En este sentido el centenar de tomos de los Musterverk, de las Obras maestras de la literatura ídish, que Rollansky compuso y editó empecinadamente a durante más de un cuarto de siglo, constituye un legado que tal vez no alcancemos a valorar todavía en toda su envergadura. Obra magna, muy difícil en cualquier medio, era inconcebible en uno como el nuestro, y sólo pudo ser emprendida, piloteada y concluída por alguien con su empecinada, generosa e inflexible voluntad, con su formidable energía creativa, y con su implacable capacidad para exigir a fondo a los demás y a sí mismo. 
Alberto Zlotopioro, el Chino —cuya imprenta fue la que imprimió los cien tomos, habiendo estado él mismo a cargo de la impresión de los últimos 54— Alberto, les decía, me contaba acerca de la antelación con que Rollansky planificaba los cuatro títulos de los Musterverk que sacaría cada año; le adjudicaba mucho tiempo antes una fecha a la aparición de cada uno y la cumplía a rajatabla. De la misma manera, me decía Chino, discutía muchísimo los presupuestos, pero una vez convenidos cumplía escrupulosamente con los pagos y en las fechas pactadas. Y no era menos escrupuloso en cuanto a la forma de escribir en ídish cada palabra. Toda expresión que pudiese presentar una dificultad, llevaba una aclaración a pie de página, y para ganar claridad no sólo hacía imprimir la alef con kamatz o pataj para diferenciar entre O y A, o imprimir una rayita sobre la fei para diferenciarla de la pei, sino que también insistía que se imprimiese el punto a la izquierda en la letra sin para diferenciarla de la shin, como en sreife, incendio; y, algo menos común todavía, hacía imprimir una rayita sobre la letra bet cuando correspondía pronunciarla como V labiodental (v corta) caso rov (rabino) y diferenciarla así de la más común B labial o B larga, como en buj, libro. Para conformarlo Zlotopioro tuvo que hacer fabricar especialmente esas letras hebreas provistas de rayas y puntos, tal como sólo se usan en diccionarios especializados y en los Musterverk de Rollansky. Lo cuento como un botón de muestra apenas de la puntillosidad de un editor despegado de la inmediatez.

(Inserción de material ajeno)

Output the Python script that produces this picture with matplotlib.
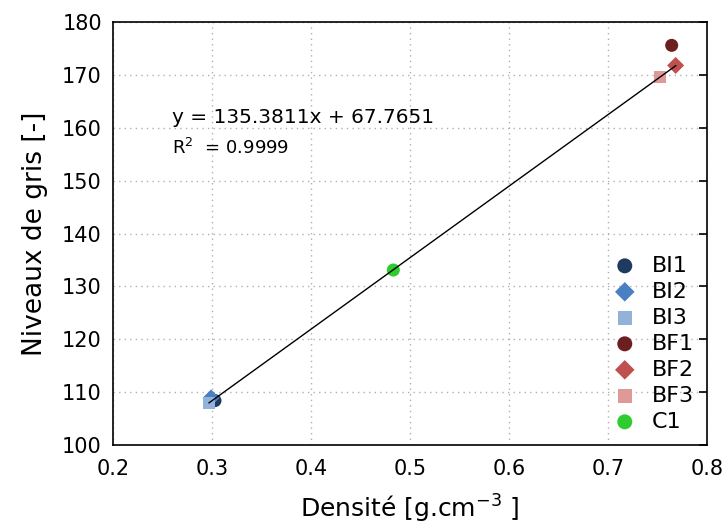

Y no me detengo a analizar ahora la dignidad y solvencia con que, siendo un intelectual, supo dirigir económicamente un proyecto de esta envergadura, editando con puntualidad 100 tomos, a  razón de cuatro por año, desde fines de los 50 y hasta mediados de los 80, con los vaivenes de la economía argentina, a lo largo de todo un cuarto de siglo, lo que no es poco decir.

Pero lo que quiero es detenerme un momento en otro aspecto de su tarea en esos Musterverk. Si editarlos debe de haber sido difícil, mucho más debe de haber sido armar cada tomo. Créanme, lo sé por experiencia, armar antologías no es una tarea saludable. Alguna vez mencioné la del traductor como una de las profesiones más peligrosas a que puede someterse un hombre, pero la del antólogo no es menos arriesgada. Siempre existe alguno que cree que lo hubiese hecho mejor, y nunca falta aquel que le echa en cara a uno por qué incluyó esto y no aquello, a éste y no a aquel. Ni que hablar de los autores a los que el antólogo omitió por honestidad intelectual —aunque personalmente le caigan simpáticos— y cuyo odio eterno uno se gana. Por no mencionar las amarguras cuando uno descubre que, efectivamente omitió sin quererlo a alguien a quien debió haber incluído. Y no hay disculpas que valgan ni ante el otro ni ante uno mismo. Y en el caso de Rollansky multipliquen todo esto por cien, que es la cantidad de antologías que compuso.

* * *

En diciembre de 1947, en el curso de una conferencia del IWO de NY, el escritor Meilej Ravich formuló una extraña propuesta. Dijo que tal como en la Biblia hebrea libros compuestos a lo largo de toda una época fueron canonizados para que siguieran vigentes y no se perdiesen, después de la Shoá habría que canonizar una segunda Biblia, para que la sabiduría, la belleza y la espiritualidad de la judería de Europa Oriental sobreviva al fuego y a las ruinas.

A mi se me ocurre que si alguna vez se retoma la idea de Ravich, los cien tomos reunidos amorosamente por Shmuel Rollansky van a constituir la base de ese segunto Tanaj.

Y tal vez algún día un nieto o un bisnieto nuestro rece en ídish una página de Peretz o recite como plegaria un poema de Sútzkever desde las páginas de los Musterverk de Rollansky. Alevai. Amén.